People are making their way back to Anita Place Tent City after Friday’s flash flood tore through the camp, ripping down tarps and inundating tents.
But they shouldn’t have to return to tent city, says Maple Ridge Mayor Nicole Read.
“Those people shouldn’t be back in the camp,” Read said on Monday.
“The camp needs to go, that’s the end of the story at this point.”
Read said conditions now are even worse than before the storm.
“It really highlighted the challenges we’re dealing with in this camp. The camp was pretty uninhabitable. Is it really inhabitable now? It’s soaking wet. They were completely under water,” Read said.
“It remains this huge hazard for people to be in there. It’s really disappointing that we can have a situation like that, and then everybody goes right back into the camp.”
It’s unacceptable that people have to be living rough in there for another winter, she added.
Anita Place Tent City opened in the spring of 2017.
After the storm, 44 residents were bused up to the Greg Moore Youth Centre and stayed there Friday and Saturday nights. A local church also opened its doors on Sunday for some tent city residents.
About 20 people remained in the camp after the storm, fire chief Howard Exner said earlier.
Read expected most residents who were in the tent city before the storm will return. She hasn’t heard of B.C. Housing providing any alternative emergency housing location.
Safety issues at the camp are taxing Maple Ridge’s fire and rescue service, Read added.
The mayor, though, wouldn’t say if the city was planning to seek an injunction to clear the camp because of safety issues.
There needs to be more housing in addition to the 55 modular homes that open next month on Royal Crescent, she added.
The province knows that more than 55 people are homeless in Maple Ridge.
“People living rough, outdoors, for another winter, is just not acceptable.”
She defended city council’s rejection in May of an 85-unit supportive housing shelter on Burnett Street because the city wanted more health resources for that facility.
“From a city council perspective, we have an entire city to consider.”

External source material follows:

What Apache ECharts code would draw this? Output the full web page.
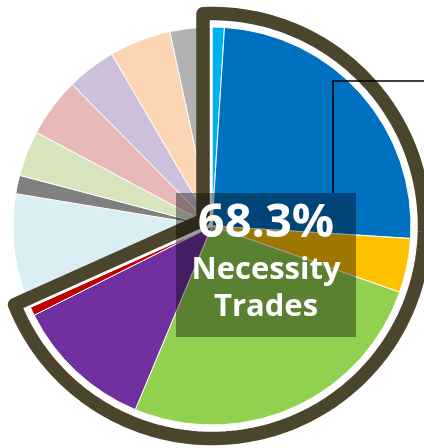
<!DOCTYPE html>
<html><head><meta charset="utf-8">
<script src="https://cdn.jsdelivr.net/npm/echarts@6/dist/echarts.min.js"></script>
<style>html,body{margin:0;padding:0;background:#fff}#c{width:424px;height:448px}</style>
</head><body><div id="c"></div>
<script>
// ---- data (percent shares) ----
const necessityNames = ['Necessity 1','Necessity 2','Necessity 3','Necessity 4','Necessity 5','Necessity 6'];
const necessityValues = [1.0, 25.0, 4.4, 25.9, 11.3, 0.7];
const otherNames = ['Other 1','Other 2','Other 3','Other 4','Other 5','Other 6','Other 7'];
const otherValues = [9.3, 1.5, 3.7, 4.8, 4.0, 5.0, 3.4];
const centerCaption = ['Necessity', 'Trades'];

// ---- styles ----
const palette = ['#00B0F0','#0070C0','#FFC000','#92D050','#7030A0','#C00000',
                 '#DAEEF3','#808080','#D8E4BC','#E6B8B7','#CCC0DA','#FCD5B4','#B2B2B2'];
const OLIVE = '#4A452C';
const CX = 212, CY = 226, R = 199;

const sum = a => a.reduce((s, v) => s + v, 0);
const names = necessityNames.concat(otherNames);
const values = necessityValues.concat(otherValues);
const total = sum(values);
const necSum = sum(necessityValues);
const th2 = necSum / total * 2 * Math.PI;

function offsetSectorPoints(t1, t2, d, r) {
  const u = t => [Math.sin(t), -Math.cos(t)];
  const n1 = u(t1 - Math.PI / 2), n2 = u(t2 + Math.PI / 2);
  const t = Math.sqrt(r * r - d * d);
  const u1 = u(t1), u2 = u(t2);
  const E1 = [CX + d * n1[0] + t * u1[0], CY + d * n1[1] + t * u1[1]];
  const E2 = [CX + d * n2[0] + t * u2[0], CY + d * n2[1] + t * u2[1]];
  const det = n1[0] * n2[1] - n1[1] * n2[0];
  const vx = (d * n2[1] - n1[1] * d) / det;
  const vy = (n1[0] * d - d * n2[0]) / det;
  const ang = P => Math.atan2(P[0] - CX, -(P[1] - CY));
  let a1 = ang(E1), a2 = ang(E2);
  while (a2 < a1) a2 += 2 * Math.PI;
  const pts = [[CX + vx, CY + vy], E1];
  const N = 160;
  for (let i = 1; i < N; i++) {
    const a = a1 + (a2 - a1) * i / N;
    pts.push([CX + r * Math.sin(a), CY - r * Math.cos(a)]);
  }
  pts.push(E2);
  return pts;
}

const chart = echarts.init(document.getElementById('c'), null, {renderer: 'canvas'});
chart.setOption({
  animation: false,
  backgroundColor: '#ffffff',
  series: [{
    type: 'pie',
    center: [CX, CY],
    radius: R,
    startAngle: 90,
    clockwise: true,
    label: {show: false},
    labelLine: {show: false},
    emphasis: {disabled: true},
    itemStyle: {borderColor: '#ffffff', borderWidth: 1},
    data: names.map((n, i) => ({name: n, value: values[i], itemStyle: {color: palette[i]}}))
  }],
  graphic: [
    {type: 'polygon', z: 10, shape: {points: offsetSectorPoints(0, th2, 3.5, 203)},
     style: {fill: null, stroke: '#ffffff', lineWidth: 7, lineJoin: 'round'}},
    {type: 'polygon', z: 11, shape: {points: offsetSectorPoints(0, th2, 9, 212.5)},
     style: {fill: null, stroke: OLIVE, lineWidth: 13.5, lineJoin: 'round'}},
    {type: 'polyline', z: 12, shape: {points: [[333, 193], [333, 81], [424, 81]]},
     style: {stroke: '#000000', lineWidth: 1.5, fill: null}},
    {type: 'rect', z: 20, shape: {x: 176, y: 193, width: 180, height: 144},
     style: {fill: 'rgba(0,0,0,0.38)'}},
    {type: 'text', z: 21, x: 266, y: 224,
     style: {text: necSum.toFixed(1) + '%', fill: '#ffffff', font: 'bold 47px "Open Sans"',
             align: 'center', verticalAlign: 'middle'}},
    {type: 'text', z: 21, x: 266, y: 270,
     style: {text: centerCaption[0], fill: '#ffffff', font: 'bold 31px "Open Sans"',
             align: 'center', verticalAlign: 'middle'}},
    {type: 'text', z: 21, x: 266, y: 307,
     style: {text: centerCaption[1], fill: '#ffffff', font: 'bold 31px "Open Sans"',
             align: 'center', verticalAlign: 'middle'}}
  ]
});
</script>
</body></html>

The pressure for cities to be the approving parties for such shelters puts them in a difficult situation, Read said. It’s the city’s responsibility to weigh the balance for the entire city.
And B.C. Housing still has a responsibility to provide emergency housing for people in tent city, she added.
“This is not the jurisdiction of the local government. This is a massive systemic failure in so many levels that fall under provincial domain,” Read said.
B.C. Housing, however, has said it’s now up to the city to find a new location for a supportive housing complex.
Ivan Drury, with the Alliance Against Displacement, said Monday that most people have returned to tent city and added that the provincial government has promised to replace sleeping bags and blankets that have been ruined by the water.
But most of that hasn’t shown up yet.
And what has been replaced is of cheaper quality goods that are not going to last, he added.
The flooding has created a disaster at the camp, Drury said.
The camp’s residents say their tents were levelled and poles and canopies snapped by hail, while more than a metre of water crashed through camp, soaking and washing away their belongings.
In a news release Monday, Drury asked if the B.C. government responds differently to victims of a natural disaster if they are already homeless.
“And why does it take a flood for the B.C. government only recognize homelessness as a disaster?”